А на улице Курчатова стоял огромный каменный домина, который горожане в шутку называют «Домом колхозника»: в нем уместилось полдеревни. Во всех окнах горел свет: кто-то там готовил уроки, кто-то читал, кто-то слушал музыку… Многоэтажное Иваньково!
КАК-ТО РАЗ вечером Михаил Григорьевич Мещеряков, член-корреспондент Академии наук СССР, работал в Дубне, в своем кабинете. Вбежала дочка: «Папа! Там большая птица!» Во дворе у самого дома бился раненый глухарь. После охотники объяснили, что глухарь, когда его подранят, обязательно летит на то место, где токовал в первый раз… Прилетела птица в глухомань, а там уже город. Одной глухариной жизни не прошло!
А рассказано это к тому, чтобы подчеркнуть: судьба деревни Иваньково — случай особый, редкостный. Истории было угодно дважды поставить ее на главных путях страны. Вначале Электрическая Россия пересекла деревню, затем — Россия Атомная. Не всюду увидишь такое. И все же я рискну поискать в судьбе иваньковцев черты, поучительные для всех.
Деды были крестьяне и сапожники. До затопления даже паровоза не видел ни один из них. На первую стройку они могли прийти разве что землекопами или грабарями. Отцы, работавшие на Большой Волге и на выросших здесь заводах, были уже токарями, железнодорожниками, крановщиками. Сыновья, когда началось строительство синхрофазотрона, были электриками, механиками, монтажниками. Внуки занялись наукой…

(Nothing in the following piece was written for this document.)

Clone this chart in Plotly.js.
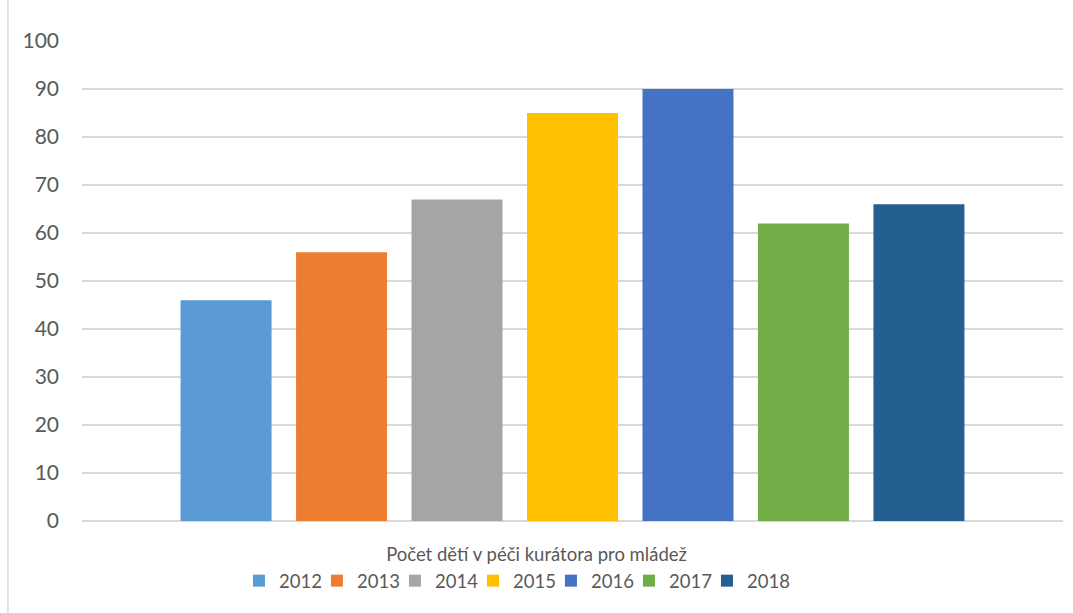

И хотя у каждого из них были, по-видимому, какие-то свои, сугубо личные планы, мечты, житейские расчеты, хотя никто не тянул их силком вчера — «в сапожники», сегодня — «в физики», тут действовал некий общий закон, которого они не хотели и не могли преступить. Как сказали бы в старину, судьба их была предопределена. Ту же иваньковскую «цепочку» от дедов к внукам мы можем протянуть совсем по-другому. В старом Иванькове была четырехклассная школа. Когда строилась ГЭС, ребята бегали уже в семилетку. В Дубне, само собой, оканчивают полную среднюю школу. А последние деревенские избы уступят место вузовским корпусам — филиалу Московского университета.